_OBJECTIVE_.
Pictures stay out. Extract the lines below from the first one through the line with "(0,0) rectangle (1249,590);", both included.

_DATASET RECORDS_.

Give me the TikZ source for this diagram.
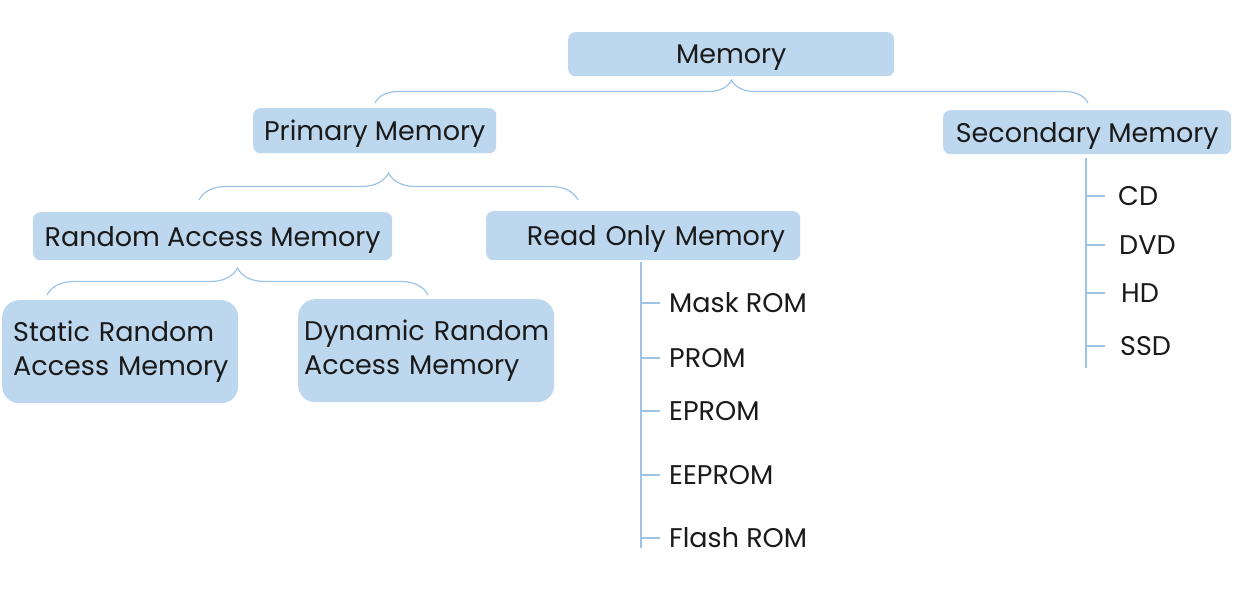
\documentclass[tikz,border=0pt]{standalone}
\usepackage{fontspec}
\setmainfont{Poppins}
\usepackage{xcolor}
\usetikzlibrary{positioning,decorations.pathreplacing}
\definecolor{ink}{HTML}{1A1A1A}
\definecolor{boxfill}{HTML}{BDD7EE}
\definecolor{linkblue}{HTML}{9DC3E6}
\newcommand{\memfont}{\fontsize{27}{33}\selectfont}

\begin{document}
\begin{tikzpicture}[x=1pt,y=-1pt,
  membox/.style={fill=boxfill,rounded corners=7pt,text=ink,inner sep=0pt,
                 anchor=north west,font=\memfont},
  linebox/.style={membox,text depth=0pt},
  tallbox/.style={membox,rounded corners=17pt,align=left},
  leaf/.style={anchor=west,text=ink,inner sep=0pt,font=\memfont},
  link/.style={draw=linkblue,line width=1.2pt},
  bracelink/.style={link,decorate,decoration={brace,amplitude=#1}}]
  \useasboundingbox (0,0) rectangle (1249,590);

  % boxes
  \node[linebox,minimum width=326,minimum height=44] (mem) at (568,32) {Memory};
  \node[linebox,minimum width=243,minimum height=45] (prim) at (253,108) {Primary Memory};
  \node[linebox,minimum width=288,minimum height=44] (sec) at (943,110) {Secondary Memory};
  \node[linebox,minimum width=359,minimum height=48] (ram) at (33,212) {Random Access Memory};
  \node[linebox,minimum height=49,text width=284,inner xsep=15pt,align=right]
    (rom) at (486,211) {Read Only Memory};
  \node[tallbox,minimum height=103,text width=214,inner xsep=11pt]
    (sram) at (2,300) {\mbox{Static Random}\\\mbox{Access Memory}};
  \node[tallbox,minimum height=103,text width=244,inner xsep=6pt]
    (dram) at (298,299) {\mbox{Dynamic Random}\\\mbox{Access Memory}};

  % braces
  \coordinate (memL) at (375,103);  \coordinate (memR) at (1088,103);
  \coordinate (primL) at (199,200); \coordinate (primR) at (578,200);
  \coordinate (ramL) at (47,295);   \coordinate (ramR) at (428,295);
  \draw[bracelink=23pt] (memL) -- (memR);
  \draw[bracelink=27pt] (primL) -- (primR);
  \draw[bracelink=27pt] (ramL) -- (ramR);

  % read only memory kinds
  \coordinate (romTop) at (641,262);
  \coordinate (romBot) at (641,548);
  \draw[link] (romTop) -- (romBot);
  \foreach \name/\txt/\ty in {mask/Mask ROM/303,prom/PROM/358,eprom/EPROM/411,
                              eeprom/EEPROM/475,flash/Flash ROM/538}{
    \node[leaf] (\name) at (669,\ty) {\txt};
    \draw[link,shorten >=9pt] (romTop |- \name.west) -- (\name.west);
  }

  % secondary memory kinds
  \coordinate (secTop) at (1086,158);
  \coordinate (secBot) at (1086,368);
  \draw[link] (secTop) -- (secBot);
  \foreach \name/\txt/\tx/\ty in {cd/CD/1118/196,dvd/DVD/1119/245,
                                  hd/HD/1121/293,ssd/SSD/1120/346}{
    \node[leaf] (\name) at (\tx,\ty) {\txt};
    \draw[link] (secTop |- \name.west) -- ++(19,0);
  }
\end{tikzpicture}
\end{document}
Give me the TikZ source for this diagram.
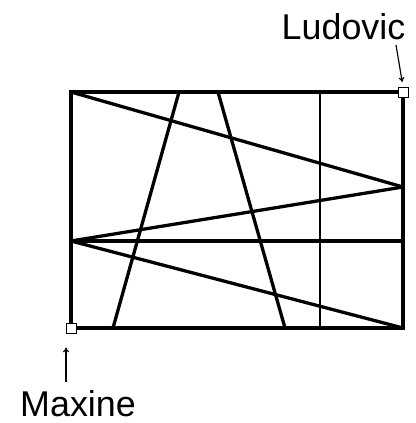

_SOLUTION FOR THIS EXERCISE_.
Give me the TikZ source for this diagram.
\documentclass[tikz,border=0pt]{standalone}
\usepackage{fontspec}
\setmainfont{Poppins}
\usepackage{xcolor}
\usetikzlibrary{positioning,decorations.pathreplacing}
\definecolor{ink}{HTML}{1A1A1A}
\definecolor{boxfill}{HTML}{BDD7EE}
\definecolor{linkblue}{HTML}{9DC3E6}
\newcommand{\memfont}{\fontsize{27}{33}\selectfont}

\begin{document}
\begin{tikzpicture}[x=1pt,y=-1pt,
  membox/.style={fill=boxfill,rounded corners=7pt,text=ink,inner sep=0pt,
                 anchor=north west,font=\memfont},
  linebox/.style={membox,text depth=0pt},
  tallbox/.style={membox,rounded corners=17pt,align=left},
  leaf/.style={anchor=west,text=ink,inner sep=0pt,font=\memfont},
  link/.style={draw=linkblue,line width=1.2pt},
  bracelink/.style={link,decorate,decoration={brace,amplitude=#1}}]
  \useasboundingbox (0,0) rectangle (1249,590);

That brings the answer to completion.